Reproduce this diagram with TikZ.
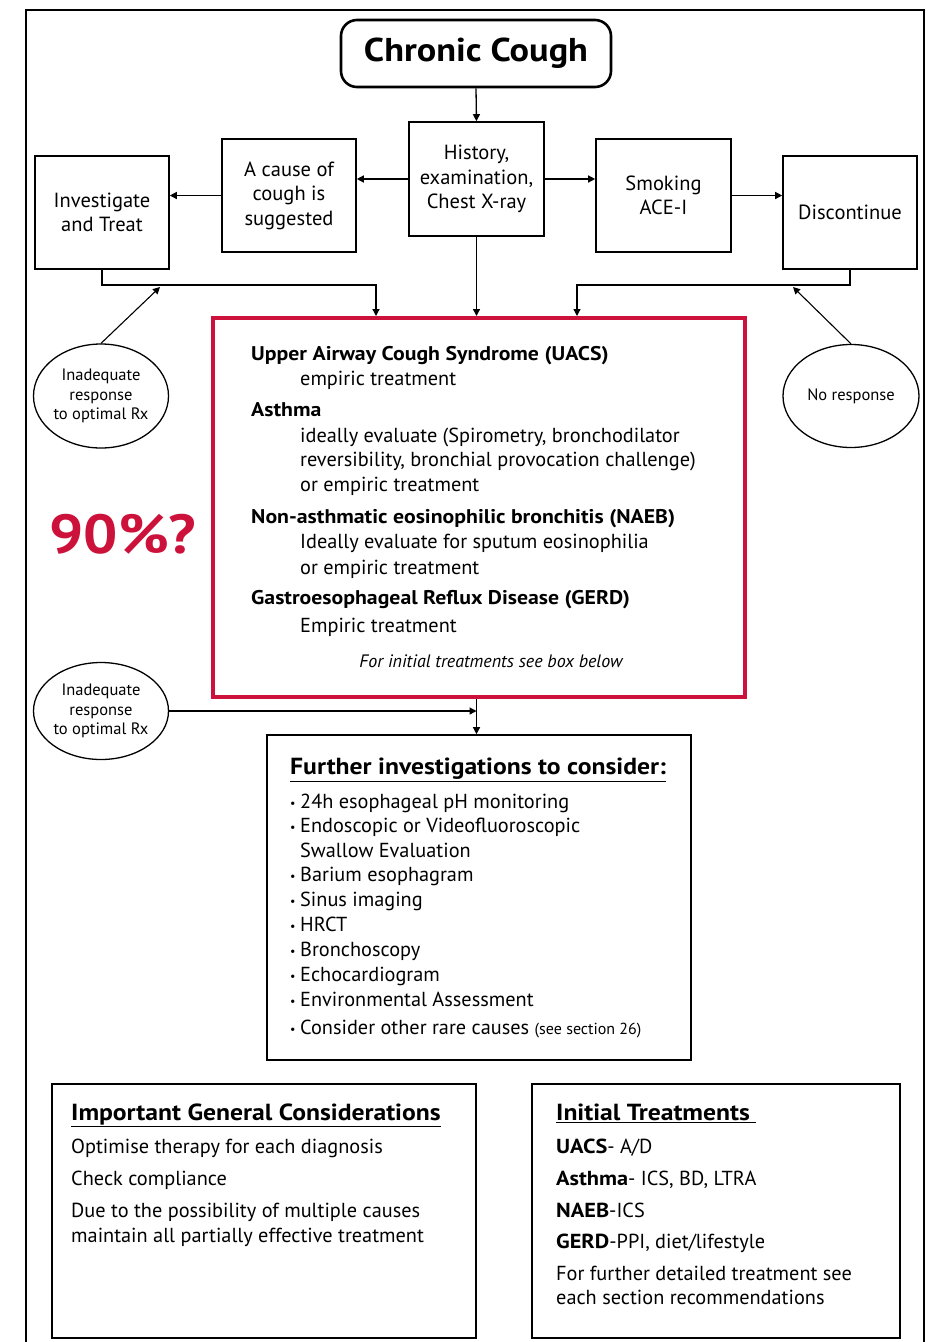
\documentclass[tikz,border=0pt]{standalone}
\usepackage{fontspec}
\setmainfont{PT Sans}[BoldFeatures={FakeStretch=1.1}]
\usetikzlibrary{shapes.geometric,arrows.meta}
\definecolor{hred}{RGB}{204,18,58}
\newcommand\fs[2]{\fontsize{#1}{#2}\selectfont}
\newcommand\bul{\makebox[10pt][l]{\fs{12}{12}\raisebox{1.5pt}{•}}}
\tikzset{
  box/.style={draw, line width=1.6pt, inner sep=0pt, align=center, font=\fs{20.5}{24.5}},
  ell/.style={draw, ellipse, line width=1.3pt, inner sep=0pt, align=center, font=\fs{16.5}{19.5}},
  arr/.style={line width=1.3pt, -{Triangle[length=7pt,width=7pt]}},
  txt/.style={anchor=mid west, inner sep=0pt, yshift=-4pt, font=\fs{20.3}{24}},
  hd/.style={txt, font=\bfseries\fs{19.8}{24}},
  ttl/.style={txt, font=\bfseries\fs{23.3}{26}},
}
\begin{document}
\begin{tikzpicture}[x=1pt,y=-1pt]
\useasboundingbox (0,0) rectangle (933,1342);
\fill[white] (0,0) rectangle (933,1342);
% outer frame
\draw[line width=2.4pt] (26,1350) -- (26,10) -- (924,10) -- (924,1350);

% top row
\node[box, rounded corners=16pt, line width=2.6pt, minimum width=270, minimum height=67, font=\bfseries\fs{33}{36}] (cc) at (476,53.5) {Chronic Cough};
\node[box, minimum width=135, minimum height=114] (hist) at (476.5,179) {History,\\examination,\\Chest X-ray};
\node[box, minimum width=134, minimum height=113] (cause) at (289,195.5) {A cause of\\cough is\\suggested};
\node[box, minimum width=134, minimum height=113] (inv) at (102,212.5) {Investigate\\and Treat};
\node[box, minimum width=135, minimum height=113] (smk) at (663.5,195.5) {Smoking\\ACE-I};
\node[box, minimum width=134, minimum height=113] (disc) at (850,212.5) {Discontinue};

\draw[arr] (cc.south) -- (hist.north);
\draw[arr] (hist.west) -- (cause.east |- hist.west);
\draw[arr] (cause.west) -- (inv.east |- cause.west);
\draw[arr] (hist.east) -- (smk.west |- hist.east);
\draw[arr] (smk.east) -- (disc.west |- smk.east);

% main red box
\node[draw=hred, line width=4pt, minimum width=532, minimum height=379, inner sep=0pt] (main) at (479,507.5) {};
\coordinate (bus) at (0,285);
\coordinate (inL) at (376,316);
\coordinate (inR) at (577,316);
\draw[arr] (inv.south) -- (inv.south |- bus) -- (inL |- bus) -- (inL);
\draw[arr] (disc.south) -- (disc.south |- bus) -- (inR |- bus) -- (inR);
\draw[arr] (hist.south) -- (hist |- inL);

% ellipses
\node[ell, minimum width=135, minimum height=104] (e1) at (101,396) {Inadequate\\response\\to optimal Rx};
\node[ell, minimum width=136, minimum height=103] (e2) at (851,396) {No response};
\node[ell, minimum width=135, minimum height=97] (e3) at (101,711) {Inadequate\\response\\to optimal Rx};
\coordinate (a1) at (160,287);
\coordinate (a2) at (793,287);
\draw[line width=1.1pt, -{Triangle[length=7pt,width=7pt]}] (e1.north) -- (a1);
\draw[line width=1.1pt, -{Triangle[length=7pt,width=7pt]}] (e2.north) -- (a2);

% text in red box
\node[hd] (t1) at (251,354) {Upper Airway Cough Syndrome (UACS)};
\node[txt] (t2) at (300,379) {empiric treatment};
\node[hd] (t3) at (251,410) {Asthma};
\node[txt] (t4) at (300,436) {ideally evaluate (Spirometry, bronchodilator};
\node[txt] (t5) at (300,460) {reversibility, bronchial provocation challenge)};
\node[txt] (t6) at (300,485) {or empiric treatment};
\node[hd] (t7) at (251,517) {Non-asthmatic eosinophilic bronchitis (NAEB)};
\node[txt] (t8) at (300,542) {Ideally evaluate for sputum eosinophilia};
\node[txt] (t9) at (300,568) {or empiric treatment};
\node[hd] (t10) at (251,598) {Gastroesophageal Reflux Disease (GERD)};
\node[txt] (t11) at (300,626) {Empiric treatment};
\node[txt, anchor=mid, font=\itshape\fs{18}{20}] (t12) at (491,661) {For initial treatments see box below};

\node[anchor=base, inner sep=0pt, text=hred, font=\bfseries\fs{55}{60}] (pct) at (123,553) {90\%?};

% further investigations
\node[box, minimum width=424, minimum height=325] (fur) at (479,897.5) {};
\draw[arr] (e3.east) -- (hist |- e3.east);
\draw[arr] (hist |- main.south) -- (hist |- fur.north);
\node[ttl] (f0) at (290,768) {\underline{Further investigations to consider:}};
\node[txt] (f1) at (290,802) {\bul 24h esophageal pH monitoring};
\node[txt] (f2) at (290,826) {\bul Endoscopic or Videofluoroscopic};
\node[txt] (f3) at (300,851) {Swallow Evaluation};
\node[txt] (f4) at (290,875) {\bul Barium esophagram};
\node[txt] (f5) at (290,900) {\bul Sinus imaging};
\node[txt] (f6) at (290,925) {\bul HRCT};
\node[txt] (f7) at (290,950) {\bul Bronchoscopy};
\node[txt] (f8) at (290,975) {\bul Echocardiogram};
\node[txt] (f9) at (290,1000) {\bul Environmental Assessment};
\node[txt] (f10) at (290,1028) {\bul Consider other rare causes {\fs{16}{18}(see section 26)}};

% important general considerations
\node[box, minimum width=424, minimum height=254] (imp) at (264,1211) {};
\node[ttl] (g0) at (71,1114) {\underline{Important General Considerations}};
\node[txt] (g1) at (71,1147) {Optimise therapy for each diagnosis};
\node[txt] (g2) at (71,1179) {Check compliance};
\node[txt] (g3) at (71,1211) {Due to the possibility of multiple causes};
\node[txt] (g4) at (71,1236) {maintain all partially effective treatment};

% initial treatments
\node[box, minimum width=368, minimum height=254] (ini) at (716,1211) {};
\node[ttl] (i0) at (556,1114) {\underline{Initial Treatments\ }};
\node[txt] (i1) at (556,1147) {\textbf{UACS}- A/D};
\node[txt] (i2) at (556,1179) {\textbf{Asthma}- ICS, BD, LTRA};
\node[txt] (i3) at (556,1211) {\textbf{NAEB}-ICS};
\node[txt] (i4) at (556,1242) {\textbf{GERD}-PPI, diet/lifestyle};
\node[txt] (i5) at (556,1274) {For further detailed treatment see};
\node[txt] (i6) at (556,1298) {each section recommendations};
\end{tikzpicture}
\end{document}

* * * * *

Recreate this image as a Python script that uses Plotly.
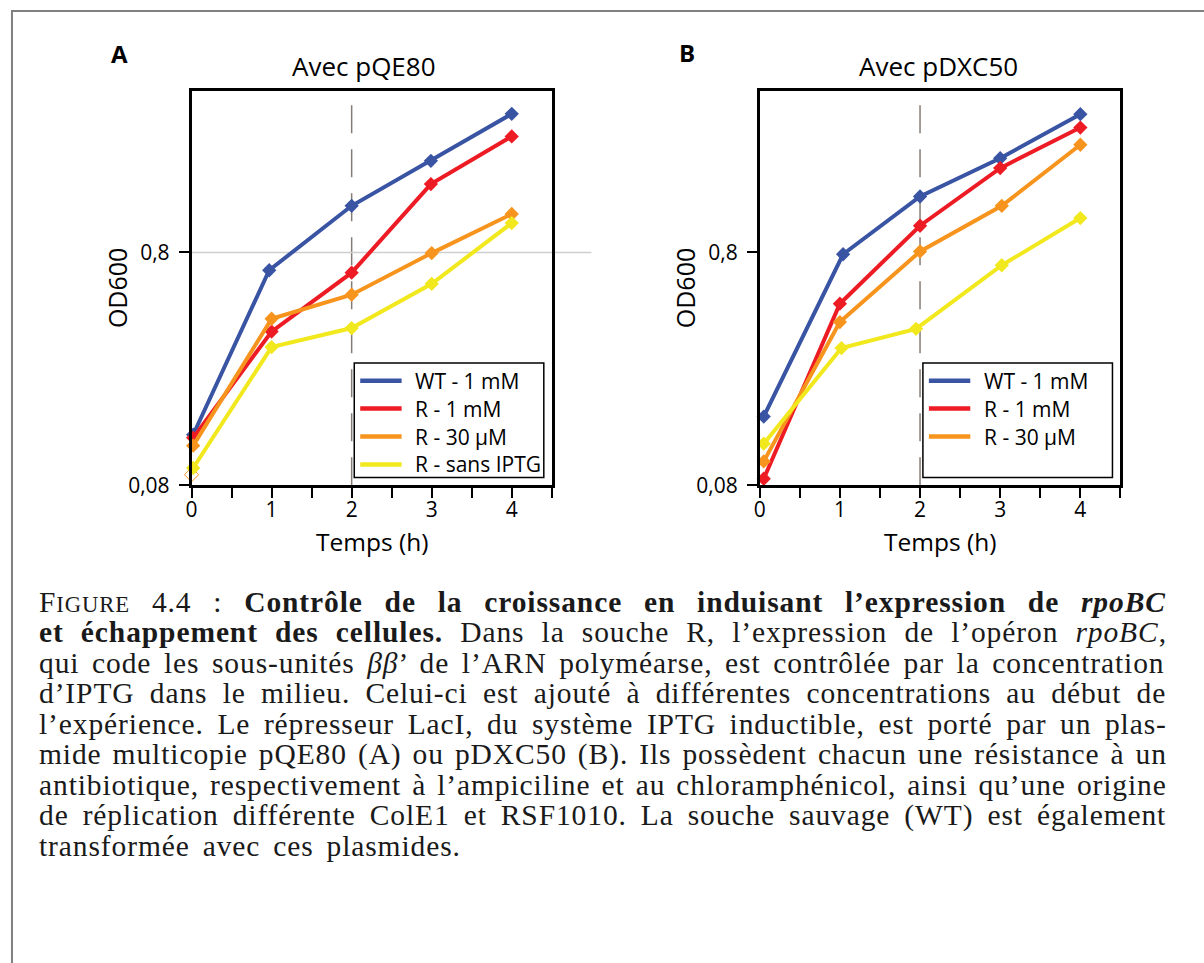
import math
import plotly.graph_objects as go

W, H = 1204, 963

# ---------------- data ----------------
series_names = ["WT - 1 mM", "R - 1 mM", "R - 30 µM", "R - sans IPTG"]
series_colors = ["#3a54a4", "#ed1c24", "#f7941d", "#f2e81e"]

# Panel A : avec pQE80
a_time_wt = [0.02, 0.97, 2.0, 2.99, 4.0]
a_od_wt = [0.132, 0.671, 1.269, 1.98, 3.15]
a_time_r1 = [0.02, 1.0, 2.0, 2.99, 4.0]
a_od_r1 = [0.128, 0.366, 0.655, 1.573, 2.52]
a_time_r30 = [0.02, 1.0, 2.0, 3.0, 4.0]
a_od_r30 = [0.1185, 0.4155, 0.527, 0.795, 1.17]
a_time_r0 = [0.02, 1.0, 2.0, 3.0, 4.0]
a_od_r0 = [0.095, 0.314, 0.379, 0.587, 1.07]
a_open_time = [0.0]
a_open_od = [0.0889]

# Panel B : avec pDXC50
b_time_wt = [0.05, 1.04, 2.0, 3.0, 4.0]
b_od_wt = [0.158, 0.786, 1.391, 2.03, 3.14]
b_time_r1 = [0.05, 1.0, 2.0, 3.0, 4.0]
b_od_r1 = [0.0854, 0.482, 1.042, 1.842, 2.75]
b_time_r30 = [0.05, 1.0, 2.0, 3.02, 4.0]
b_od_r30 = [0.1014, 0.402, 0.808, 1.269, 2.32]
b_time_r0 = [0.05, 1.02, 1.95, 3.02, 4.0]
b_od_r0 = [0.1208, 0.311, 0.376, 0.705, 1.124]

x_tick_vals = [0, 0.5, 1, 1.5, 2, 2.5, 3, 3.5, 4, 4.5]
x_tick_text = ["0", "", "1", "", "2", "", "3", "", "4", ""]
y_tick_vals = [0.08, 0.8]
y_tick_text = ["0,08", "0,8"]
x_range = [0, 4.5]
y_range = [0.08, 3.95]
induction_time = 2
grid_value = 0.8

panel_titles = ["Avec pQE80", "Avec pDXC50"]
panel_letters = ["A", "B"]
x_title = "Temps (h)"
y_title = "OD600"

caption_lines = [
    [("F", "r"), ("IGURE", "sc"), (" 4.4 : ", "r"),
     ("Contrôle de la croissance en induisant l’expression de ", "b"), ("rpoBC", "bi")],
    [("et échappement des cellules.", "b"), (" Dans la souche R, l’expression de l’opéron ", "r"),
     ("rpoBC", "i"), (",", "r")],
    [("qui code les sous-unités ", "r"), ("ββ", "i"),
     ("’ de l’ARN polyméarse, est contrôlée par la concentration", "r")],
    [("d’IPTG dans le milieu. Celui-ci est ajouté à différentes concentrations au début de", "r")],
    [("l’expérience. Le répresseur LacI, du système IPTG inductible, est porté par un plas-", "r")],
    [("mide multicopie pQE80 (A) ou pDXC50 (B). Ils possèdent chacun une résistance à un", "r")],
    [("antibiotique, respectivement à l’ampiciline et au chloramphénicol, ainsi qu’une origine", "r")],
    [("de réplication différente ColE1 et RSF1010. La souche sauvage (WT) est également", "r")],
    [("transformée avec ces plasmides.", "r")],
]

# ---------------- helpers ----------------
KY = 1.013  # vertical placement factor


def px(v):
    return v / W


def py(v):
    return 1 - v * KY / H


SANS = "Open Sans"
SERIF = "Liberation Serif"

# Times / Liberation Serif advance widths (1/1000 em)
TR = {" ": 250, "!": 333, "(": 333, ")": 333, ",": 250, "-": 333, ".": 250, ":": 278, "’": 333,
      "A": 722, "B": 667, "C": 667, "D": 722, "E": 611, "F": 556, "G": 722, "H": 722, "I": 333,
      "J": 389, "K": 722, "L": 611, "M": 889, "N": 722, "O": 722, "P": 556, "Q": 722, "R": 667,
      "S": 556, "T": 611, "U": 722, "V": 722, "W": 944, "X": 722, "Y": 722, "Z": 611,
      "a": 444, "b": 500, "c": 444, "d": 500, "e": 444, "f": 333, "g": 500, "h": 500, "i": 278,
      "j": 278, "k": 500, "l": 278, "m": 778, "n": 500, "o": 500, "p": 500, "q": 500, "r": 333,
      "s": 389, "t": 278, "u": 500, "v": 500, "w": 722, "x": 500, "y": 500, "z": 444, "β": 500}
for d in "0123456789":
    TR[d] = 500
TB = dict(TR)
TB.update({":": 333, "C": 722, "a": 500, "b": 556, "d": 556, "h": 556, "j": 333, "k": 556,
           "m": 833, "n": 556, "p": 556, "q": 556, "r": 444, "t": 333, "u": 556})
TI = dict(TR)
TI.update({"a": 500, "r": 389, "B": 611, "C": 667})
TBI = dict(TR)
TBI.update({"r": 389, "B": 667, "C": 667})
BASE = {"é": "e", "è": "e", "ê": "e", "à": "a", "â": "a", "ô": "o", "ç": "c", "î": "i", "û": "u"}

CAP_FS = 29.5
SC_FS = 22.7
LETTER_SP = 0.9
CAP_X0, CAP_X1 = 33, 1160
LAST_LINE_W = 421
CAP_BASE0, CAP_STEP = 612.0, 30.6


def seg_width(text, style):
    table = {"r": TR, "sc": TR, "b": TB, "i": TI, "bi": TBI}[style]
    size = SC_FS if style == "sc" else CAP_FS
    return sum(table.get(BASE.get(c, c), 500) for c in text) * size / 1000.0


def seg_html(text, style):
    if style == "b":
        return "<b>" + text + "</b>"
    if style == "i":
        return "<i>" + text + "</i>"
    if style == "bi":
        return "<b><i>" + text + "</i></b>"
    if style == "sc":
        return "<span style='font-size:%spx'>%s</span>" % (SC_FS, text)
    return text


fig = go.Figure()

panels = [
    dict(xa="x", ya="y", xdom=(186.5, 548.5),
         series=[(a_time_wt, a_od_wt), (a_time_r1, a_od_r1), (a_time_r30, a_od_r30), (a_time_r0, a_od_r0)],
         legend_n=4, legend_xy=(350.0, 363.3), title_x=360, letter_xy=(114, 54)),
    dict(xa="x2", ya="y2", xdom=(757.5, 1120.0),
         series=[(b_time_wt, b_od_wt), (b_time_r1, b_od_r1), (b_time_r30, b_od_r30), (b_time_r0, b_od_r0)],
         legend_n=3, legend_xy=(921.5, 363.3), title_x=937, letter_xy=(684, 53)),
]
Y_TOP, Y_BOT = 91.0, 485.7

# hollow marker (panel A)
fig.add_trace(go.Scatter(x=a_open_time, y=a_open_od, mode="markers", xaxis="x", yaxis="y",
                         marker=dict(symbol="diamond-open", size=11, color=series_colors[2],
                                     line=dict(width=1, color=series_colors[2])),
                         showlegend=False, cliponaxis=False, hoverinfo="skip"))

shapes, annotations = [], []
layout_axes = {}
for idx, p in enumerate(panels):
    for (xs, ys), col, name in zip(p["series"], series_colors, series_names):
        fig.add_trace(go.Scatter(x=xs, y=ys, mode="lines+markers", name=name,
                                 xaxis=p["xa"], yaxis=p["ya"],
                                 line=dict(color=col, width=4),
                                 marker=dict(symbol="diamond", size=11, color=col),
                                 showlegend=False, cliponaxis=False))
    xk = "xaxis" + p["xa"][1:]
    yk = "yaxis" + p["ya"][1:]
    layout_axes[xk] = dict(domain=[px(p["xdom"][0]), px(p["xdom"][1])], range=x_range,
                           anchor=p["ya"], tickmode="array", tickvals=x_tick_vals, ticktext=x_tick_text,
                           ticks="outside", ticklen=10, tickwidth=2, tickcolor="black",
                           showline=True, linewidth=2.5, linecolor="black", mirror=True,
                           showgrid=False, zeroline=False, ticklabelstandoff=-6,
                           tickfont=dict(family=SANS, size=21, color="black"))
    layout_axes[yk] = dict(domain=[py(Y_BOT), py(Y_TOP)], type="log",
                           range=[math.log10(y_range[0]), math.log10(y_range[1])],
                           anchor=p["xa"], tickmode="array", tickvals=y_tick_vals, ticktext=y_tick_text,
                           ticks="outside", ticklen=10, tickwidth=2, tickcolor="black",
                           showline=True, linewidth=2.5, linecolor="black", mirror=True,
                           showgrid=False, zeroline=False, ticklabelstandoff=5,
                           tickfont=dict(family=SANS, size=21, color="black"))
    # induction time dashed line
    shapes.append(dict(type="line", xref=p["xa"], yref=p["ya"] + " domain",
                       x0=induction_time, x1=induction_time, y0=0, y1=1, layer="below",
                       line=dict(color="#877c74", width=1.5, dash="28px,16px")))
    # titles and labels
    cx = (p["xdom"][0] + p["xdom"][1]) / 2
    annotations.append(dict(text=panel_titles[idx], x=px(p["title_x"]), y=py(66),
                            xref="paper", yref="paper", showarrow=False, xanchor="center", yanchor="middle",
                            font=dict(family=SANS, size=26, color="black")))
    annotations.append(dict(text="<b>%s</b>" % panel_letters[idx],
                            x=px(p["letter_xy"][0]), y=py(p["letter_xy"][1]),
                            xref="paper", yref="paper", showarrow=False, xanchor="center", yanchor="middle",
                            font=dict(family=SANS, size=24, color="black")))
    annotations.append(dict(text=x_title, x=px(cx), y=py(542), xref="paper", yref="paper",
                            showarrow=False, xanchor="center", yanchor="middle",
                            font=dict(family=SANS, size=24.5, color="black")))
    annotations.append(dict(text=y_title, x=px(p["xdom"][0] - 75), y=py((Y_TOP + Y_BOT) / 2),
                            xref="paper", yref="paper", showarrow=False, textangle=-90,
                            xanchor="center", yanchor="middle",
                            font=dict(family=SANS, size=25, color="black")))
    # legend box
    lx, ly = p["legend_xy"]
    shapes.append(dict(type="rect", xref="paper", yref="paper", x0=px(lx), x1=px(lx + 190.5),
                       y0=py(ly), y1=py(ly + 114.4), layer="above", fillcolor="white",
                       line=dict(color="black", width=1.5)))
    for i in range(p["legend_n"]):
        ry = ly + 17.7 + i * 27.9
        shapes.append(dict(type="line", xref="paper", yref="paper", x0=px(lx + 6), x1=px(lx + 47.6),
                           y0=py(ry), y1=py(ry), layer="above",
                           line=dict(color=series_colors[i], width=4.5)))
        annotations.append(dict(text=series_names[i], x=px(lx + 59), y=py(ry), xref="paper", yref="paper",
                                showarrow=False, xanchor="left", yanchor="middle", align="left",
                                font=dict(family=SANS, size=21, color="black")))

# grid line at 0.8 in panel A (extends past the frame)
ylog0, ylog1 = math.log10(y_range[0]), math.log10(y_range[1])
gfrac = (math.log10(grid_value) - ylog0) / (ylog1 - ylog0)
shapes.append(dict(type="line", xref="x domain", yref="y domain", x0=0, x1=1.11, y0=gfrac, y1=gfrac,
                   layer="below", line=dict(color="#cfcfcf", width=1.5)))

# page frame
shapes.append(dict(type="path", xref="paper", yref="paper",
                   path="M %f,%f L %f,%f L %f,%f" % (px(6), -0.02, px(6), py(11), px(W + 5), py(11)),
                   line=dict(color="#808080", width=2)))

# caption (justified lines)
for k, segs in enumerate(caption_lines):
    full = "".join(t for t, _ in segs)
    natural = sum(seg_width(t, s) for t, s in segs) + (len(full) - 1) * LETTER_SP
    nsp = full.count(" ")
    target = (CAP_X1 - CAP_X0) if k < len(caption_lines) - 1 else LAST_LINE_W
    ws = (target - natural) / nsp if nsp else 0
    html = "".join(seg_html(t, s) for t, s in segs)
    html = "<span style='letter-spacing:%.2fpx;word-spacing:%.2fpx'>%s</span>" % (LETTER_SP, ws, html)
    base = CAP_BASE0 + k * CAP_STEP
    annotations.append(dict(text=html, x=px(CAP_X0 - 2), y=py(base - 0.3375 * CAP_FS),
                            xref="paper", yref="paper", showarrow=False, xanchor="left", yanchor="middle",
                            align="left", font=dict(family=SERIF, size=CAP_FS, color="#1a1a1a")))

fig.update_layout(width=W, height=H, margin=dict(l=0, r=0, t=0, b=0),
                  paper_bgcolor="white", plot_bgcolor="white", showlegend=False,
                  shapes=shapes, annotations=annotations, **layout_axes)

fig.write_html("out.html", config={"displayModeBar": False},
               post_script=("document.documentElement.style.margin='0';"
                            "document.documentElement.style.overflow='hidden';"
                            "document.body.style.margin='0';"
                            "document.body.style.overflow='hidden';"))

* * * * *

TASK STATEMENT: Give again, exactly as written above, every line from the one holding "Recreate this image" to the one holding "a_open_od = [0.0889]", with both ends kept and the pictures left out.

WRITTEN ANSWER:
Recreate this image as a Python script that uses Plotly.
import math
import plotly.graph_objects as go

W, H = 1204, 963

# ---------------- data ----------------
series_names = ["WT - 1 mM", "R - 1 mM", "R - 30 µM", "R - sans IPTG"]
series_colors = ["#3a54a4", "#ed1c24", "#f7941d", "#f2e81e"]

# Panel A : avec pQE80
a_time_wt = [0.02, 0.97, 2.0, 2.99, 4.0]
a_od_wt = [0.132, 0.671, 1.269, 1.98, 3.15]
a_time_r1 = [0.02, 1.0, 2.0, 2.99, 4.0]
a_od_r1 = [0.128, 0.366, 0.655, 1.573, 2.52]
a_time_r30 = [0.02, 1.0, 2.0, 3.0, 4.0]
a_od_r30 = [0.1185, 0.4155, 0.527, 0.795, 1.17]
a_time_r0 = [0.02, 1.0, 2.0, 3.0, 4.0]
a_od_r0 = [0.095, 0.314, 0.379, 0.587, 1.07]
a_open_time = [0.0]
a_open_od = [0.0889]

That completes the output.